こちらとしても「がんばってるなぁ」と思っていたのだけれど、土曜日の夜中になって急に「お腹が痛い」と言い出し、翌朝には「気持ちが悪い」と言い出して一度トイレで吐いた。その後、腹痛や吐き気は治まったものの、37度2分〜4分の熱が出て、一日中だるそうに寝てばかりいた。
前日にお祭りに行って人ごみの中を歩いてきたので、風邪をもらってきたかとも思ったけれど、タイミングがタイミングがだし、熱も37度台前半から上がらないし、その割に元気がないので、手術が不安な心因性のものかもしれないと思って様子を見ていた。

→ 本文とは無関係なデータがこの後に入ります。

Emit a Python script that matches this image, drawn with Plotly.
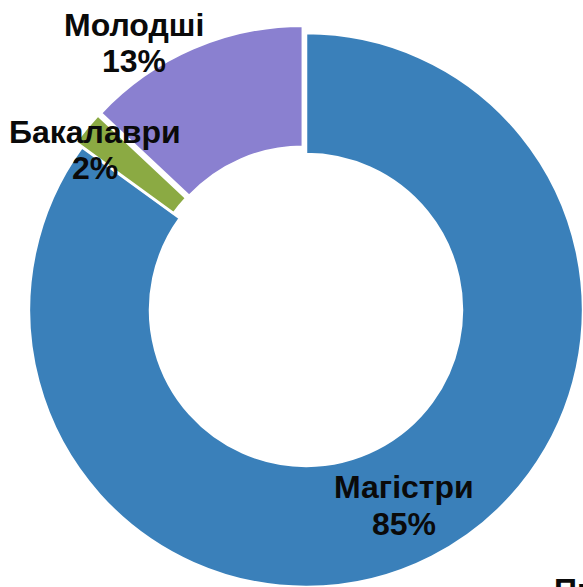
import math
import plotly.graph_objects as go

# ---- data ----
labels = ["Магістри", "Бакалаври", "Молодші"]
values = [85, 2, 13]
percent_text = ["85%", "2%", "13%"]
colors = ["#3A80BA", "#8BAA43", "#8A80D0"]
pulls_px = [0, 8, 8]          # how far each slice is pulled out (px)

# ---- layout geometry (pixels) ----
W, H = 583, 587
cx, cy, R = 306, 310, 277
HOLE = 0.563

fig = go.Figure()
total = sum(values)
start = 0.0
for i, (lab, val) in enumerate(zip(labels, values)):
    frac = val / total
    mid = (start + frac / 2) * 2 * math.pi     # clockwise from top
    start += frac
    d = pulls_px[i]
    dx = d * math.sin(mid)
    dy = -d * math.cos(mid)                    # downward positive
    x0, x1 = cx + dx - R, cx + dx + R
    y0, y1 = cy + dy - R, cy + dy + R
    mcols = [c if j == i else "rgba(0,0,0,0)" for j, c in enumerate(colors)]
    lcols = ["white" if j == i else "rgba(0,0,0,0)" for j in range(len(colors))]
    fig.add_trace(go.Pie(
        labels=labels, values=values, sort=False, direction="clockwise",
        rotation=0, hole=HOLE,
        marker=dict(colors=mcols, line=dict(color=lcols, width=2.5)),
        textinfo="none", hoverinfo="skip", showlegend=False,
        domain=dict(x=[max(0, x0 / W), min(1, x1 / W)],
                    y=[max(0, 1 - y1 / H), min(1, 1 - y0 / H)]),
    ))

FONT = dict(family="Liberation Sans, Arial, sans-serif", size=32, color="#0a0a0a")
# label positions (pixel centers)
label_pos = {
    "Молодші": [(134, 25), (134, 61)],
    "Бакалаври": [(95, 132), (95, 168)],
    "Магістри": [(404, 487), (404, 524)],
}
ann = []
for lab, pct in zip(labels, percent_text):
    (x1p, y1p), (x2p, y2p) = label_pos[lab]
    for txt, (xp, yp) in ((lab, (x1p, y1p)), (pct, (x2p, y2p))):
        ann.append(dict(text="<b>%s</b>" % txt, x=xp / W, y=1 - yp / H,
                        xref="paper", yref="paper", xanchor="center",
                        yanchor="middle", showarrow=False, font=FONT))
# partially visible label at bottom-right edge (cut off in the reference too)
ann.append(dict(text="<b>Пр</b>", x=552 / W, y=1 - 590 / H, xref="paper",
                yref="paper", xanchor="left", yanchor="middle",
                showarrow=False, font=FONT))

fig.update_layout(width=W, height=H, margin=dict(l=0, r=0, t=0, b=0),
                  paper_bgcolor="white", plot_bgcolor="white",
                  annotations=ann)
fig.write_html("out.html")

夕方になってから、試しにパニック時に頓服する薬を飲ませてみたら、その後たちまち熱が下がり、食欲も出て、元気な顔つきになってしまった。夜はまた早々に寝てしまったけれど、やはり不安からくる精神的なものだったのだろうな、と思った。

翌月曜日には元気になったので、無事に入院。こちらの希望通り、個室に入ることができたし、母もずっと付き添いなので、現在の昇平はとても落ち着いている。
手術は火曜日。無事に終了しますように。その後の痛みがあまりひどくありませんように。

でも、昨夜は病室の窓から綺麗な夜景が見えた。探せばいいことは何かしら見つかるかも、と思う入院開始です。